Background: Confidence intervals (CIs) computed in frequentist statistics for the quantitative results of systematic reviews of the effects of interventions are recommended in the evidence-based practice literature (EBPL) in general and in the widely used approach known as the Grading of Recommendations Assessment, Development and Evaluation (GRADE) approach. Post hoc power analyses (PHPAs), defined here as the statistical power analyses performed for the interpretation of the results, are recommended in the EBPL, including the optimal information size proposed in the GRADE approach.

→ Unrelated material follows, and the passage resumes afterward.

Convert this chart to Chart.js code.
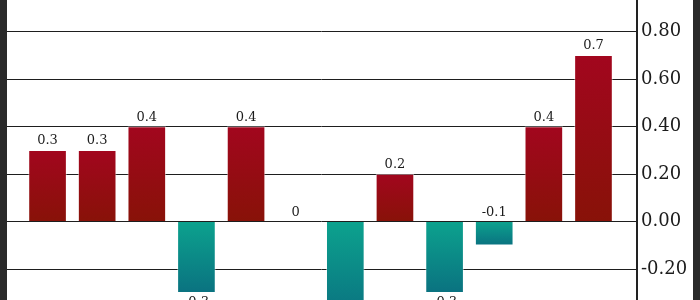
<!DOCTYPE html>
<html>
<head>
<meta charset="utf-8">
<script src="https://cdn.jsdelivr.net/npm/chart.js@4/dist/chart.umd.min.js"></script>
<style>
    html, body { margin: 0; padding: 0; }
    body {
        width: 700px;
        height: 300px;
        overflow: hidden;
        position: relative;
        background: #2a2a2a;
    }
    #wrap {
        position: absolute;
        left: 7px;
        top: -36.5px;
        width: 686px;
        height: 420px;
        background: #ffffff;
    }
</style>
</head>
<body>
<div id="wrap"><canvas id="barChart"></canvas></div>
<script>
// Chart data
const categories = ['1', '2', '3', '4', '5', '6', '7', '8', '9', '10', '11', '12'];
const values = [0.3, 0.3, 0.4, -0.3, 0.4, 0, -0.4, 0.2, -0.3, -0.1, 0.4, 0.7];
const yTicks = [-0.6, -0.4, -0.2, 0, 0.2, 0.4, 0.6, 0.8, 1.0];

const textColor = '#1c1c1c';
const serif = '"DejaVu Serif", serif';

// per-bar vertical gradient
function barFill(context) {
    const chart = context.chart;
    const v = context.raw ? context.raw.y : 0;
    if (!chart.chartArea) return v < 0 ? '#0a8f8a' : '#960a16';
    const yScale = chart.scales.y;
    const top = yScale.getPixelForValue(Math.max(v, 0));
    const bottom = yScale.getPixelForValue(Math.min(v, 0));
    if (bottom - top < 1) return '#960a16';
    const g = chart.ctx.createLinearGradient(0, top, 0, bottom);
    if (v < 0) {
        g.addColorStop(0, 'rgb(12, 162, 142)');
        g.addColorStop(1, 'rgb(10, 114, 128)');
    } else {
        g.addColorStop(0, 'rgb(162, 6, 30)');
        g.addColorStop(1, 'rgb(136, 18, 8)');
    }
    return g;
}

// value labels above / below the bars
const valueLabels = {
    id: 'valueLabels',
    afterDatasetsDraw(chart) {
        const ctx = chart.ctx;
        const meta = chart.getDatasetMeta(0);
        ctx.save();
        ctx.font = '13px ' + serif;
        ctx.fillStyle = textColor;
        ctx.textAlign = 'center';
        meta.data.forEach((bar, i) => {
            const v = values[i];
            let y;
            if (v <= -0.2) {
                ctx.textBaseline = 'top';
                y = bar.y + 3;
            } else {
                ctx.textBaseline = 'alphabetic';
                y = Math.min(bar.y, bar.base) - 6;
            }
            ctx.fillText(String(v), bar.x, y);
        });
        ctx.restore();
    }
};

new Chart(document.getElementById('barChart'), {
    type: 'bar',
    data: {
        labels: categories,
        datasets: [{
            data: values.map((v, i) => ({ x: i + 1, y: v })),
            backgroundColor: barFill,
            borderColor: 'rgba(255, 255, 255, 0.45)',
            borderWidth: 1,
            barThickness: 38
        }]
    },
    options: {
        responsive: true,
        maintainAspectRatio: false,
        animation: false,
        layout: { padding: { top: 20, bottom: 20, left: 0, right: 0 } },
        plugins: {
            legend: { display: false },
            tooltip: { enabled: false }
        },
        scales: {
            x: {
                type: 'linear',
                display: false,
                offset: false,
                min: 0.183,
                max: 12.877
            },
            y: {
                position: 'right',
                min: yTicks[0],
                max: yTicks[yTicks.length - 1],
                afterBuildTicks: scale => {
                    scale.ticks = yTicks.map(v => ({ value: v }));
                },
                afterFit: scale => { scale.width = 56; },
                grid: {
                    color: '#1e1e1e',
                    lineWidth: 1,
                    drawTicks: false
                },
                border: { display: true, color: '#222222', width: 2 },
                ticks: {
                    padding: 4,
                    color: textColor,
                    font: { family: serif, size: 18 },
                    callback: v => v.toFixed(2)
                }
            }
        }
    },
    plugins: [valueLabels]
});
</script>
</body>
</html>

Objectives: To provide a principled, constructive and pragmatic critique of the use of CIs and PHPAs in systematic reviews, as recommended in the EBPL in general and in the GRADE approach to imprecision and to offer suggestions for improvement.
Methods: Assessment of the use of CIs and PHPAs in frequentist statistics informed by a critical review of the mathematical and applied statistics literature regarding CIs, Neyman-Pearson hypotheses testing and power analysis, augmented by insights from the statistical literature on fiducial inference, likelihood inference and confidence distributions. Statistical simulations and examples are discussed.

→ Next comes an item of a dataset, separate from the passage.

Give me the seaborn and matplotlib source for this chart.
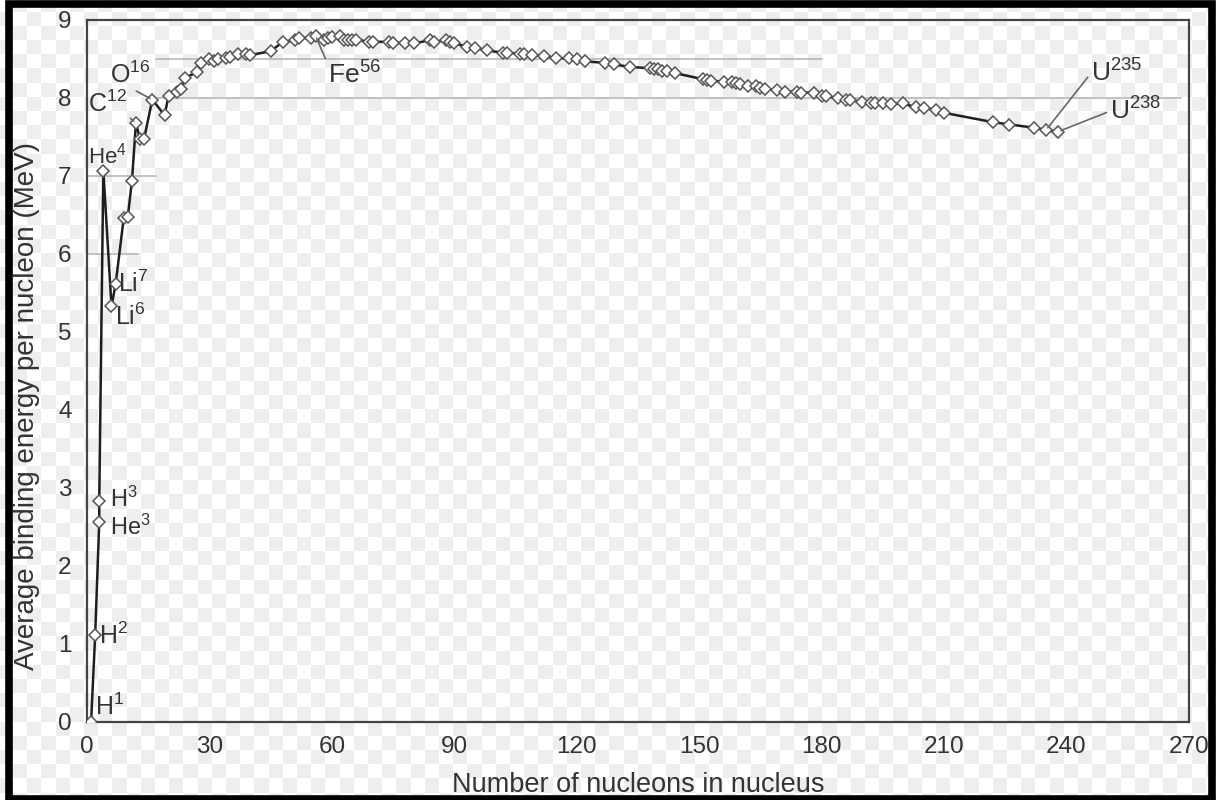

Results: Precision of the CIs is an initial precision, not a final precision; evaluation criteria for CIs other than the coverage and the length of the interval should be considered; the support provided by observed data for different proposed values for the unknown parameter are appropriately explored with likelihood inference, including likelihood functions and likelihood intervals, and with confidence distributions; PHPAs are misleading.
Conclusions: The use of CIs and PHPAs in systematic reviews as advocated in the EBPL and in the GRADE approach to imprecision is in contradiction with the mathematical and applied statistics literature, and should be revised. Suggestions for correcting the identified issues are provided.